On Saturday, November 18, at 19:00, a "school student assembly" was held near the monument to Adam Mickiewicz. A small gathering, about a hundred people, advocated the reform and "nationalization" of the school: a reduction in the number of lessons in classical philology and religion, an increase in Polish literature, as well as the abolition of "supervision of students’ conscience." In addition, there was a completely relevant political program: the students held banners reading "Down with the tsar!" and "Long live Poland!"
On November 21, 1905, school students honoured the victims of repressions in Russia at the Lychakivsky cemetery. This time the evening was dedicated to those killed and repressed in the town of Kroże (now Kražiai, Lithuania), where in 1893 a church was forcibly closed. There were patriotic speeches and singing of anthems, followed by a march with torches to the monuments to Ujejski and Mickiewicz. At the same time, as the populist periodical Dilo remarked, the Polish press did not call it "youth getting wild", although these were the words with which the "Ukrainian Haydamaks’" actions were described.
The most interesting thing happened, however, when schools officially held celebrations dedicated to the November Uprising. The programme for November 29 included morning services in the city's churches from 8 to 10 a.m.; later, after two hours of studying, a lecture on the uprising was planned.
Yet the students of the 1st Realschule decided that this was not enough. Therefore, after a divine service in the Poor Clares church on ul. Łyczakowska, they, "to the great surprise of their professors", lined up in a column, four in each row, pulled out a red banner with a white eagle and went not to the school, but in the opposite direction, to ul. Piekarska.
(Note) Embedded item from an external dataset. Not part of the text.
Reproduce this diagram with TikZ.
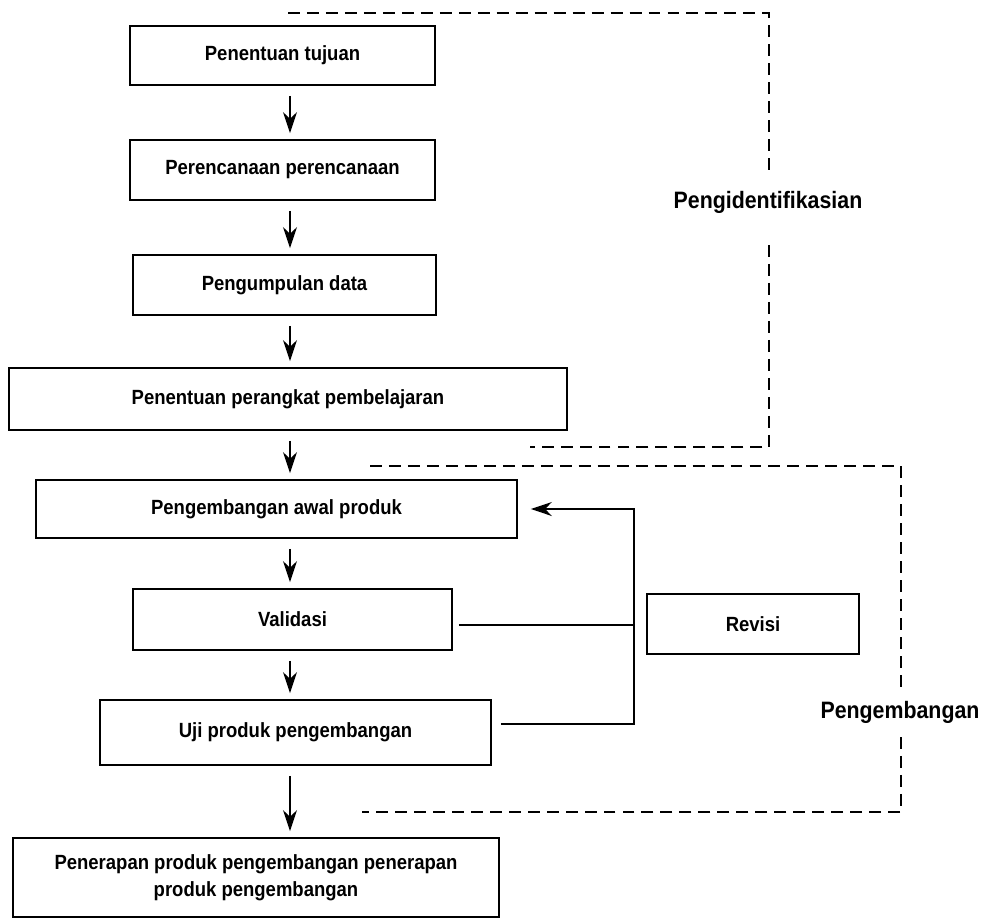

Near the church of the Resurrectionist Fathers, they met the students of the VI gymnasium, who were just leaving after a service. Together, students of the two institutions marched to the V gymnasium building on ul. Wałowa, where they were joined by another group of students.
Singing songs and shouting patriotic slogans, the crowd of school students headed for the building of the IV gymnasium located behind the City Park. The door was closed, because studies had already been resumed there. After shouting "Shame!" at the directorate, the students went across pl. Św. Jura to ul. Szumlańskich, where the 2nd Realschule was located.
The school management had already been warned about the demonstration, so the door was also locked. The young demonstrators, though, managed to enter the school yard through the yard of a neighbouring house. In the yard of the educational institution where classes were being held at that moment, they began to sing patriotic hymns, and the students of the 2nd school opened the windows in their classrooms and joined the singing. This encouraged the "guests", they broke down the door and from the school corridors started calling the students to join.
The teachers were confused. One of them even tried to drive the crowd out with a stick, but he was beaten. Then the students broke the school windows, while some of the demonstrators even rushed to the beaten teacher’s flat to break windows there as well. The teacher himself tried to escape, but he was caught. In the end, the "guests" began to enter the classrooms and drive youngest pupils out into the yard. At that time, it was not only schoolboys, as in the beginning, but also university or Polytechnic students and even workers who joined them.
After the "success" in the 2nd Realschule, the youth tried to return to the closed 4th gymnasium, but a police unit blocked their way. The banner with the white eagle was snatched by a policemen from the hands of a schoolboy, so a fight nearly broke out. In the end, after "senior comrades" settled the situation, the students continued their march heading, though, for the monument to Mickiewicz. After singing and speeches, they wanted to go back to their schools, but the schools were already closed. Therefore, the programme was continued at the Lychakivsky cemetery from where (now with torches) they marched back to the monument to Mickiewicz again.
On the following day it became known that the senior three classes in the 1st Realschule were discharged. Only those who passed a new selection would continue to study there. The expelled school students gathered in the Stryisky Park for a meeting.
Obviously, the Polish and Ukrainian press had completely different explanations of what happened. According to the Dilo, the punishment of Polish students was too trivial. The newspaper also reminded that two Ukrainian students, detained on the day of the demonstration on the occasion of the "siege of Lviv by Khmelnytsky", were expelled from school without the right of renewal. Allegedly, they had ended up there quite unintentionally. At the same time, the manifestations of Polish youth turned into open pogroms and beating of teachers, the punishment for this being only re-examinations. Polish newspapers justified "some violation of school rules" claiming that these were turbulent times, and young people were sincerely anxious about the future of the nation.
Youth and street politics: "going wild" in the era of national confrontation
As a result of the Polish nationalists’ activities in November, the Ukrainian national newspaper Dilo published several lengthy materials on the topic of the youth environment militarization. These materials should be taken with the same skepticism as the Polish press’ news about "wild Haydamaks", but they convey the general mood of that time in a rather accurate way.
They criticize a practice widespread in the first years of the 20th century, when young people dressed in military uniforms began to be massively involved in the celebration of "fictional" anniversaries. This led to conflicts with school administrations as well as to fights and skirmishes with the police. According to the Ukrainians, local authorities treated young Poles and Ukrainians very differently. Polish schoolchildren, incited by nationalists, thus grew up with a sense of their own impunity, while Ukrainian schoolchildren felt resentment and hatred. That is, ideal conditions were created for national confrontation in the future. On the word of the Dilo, if the issue could not be resolved at the provincial level, dominated by the Poles, it had to be brought to the level of the parliament. To be precise, an action similar to the problem of the Ukrainian university was required.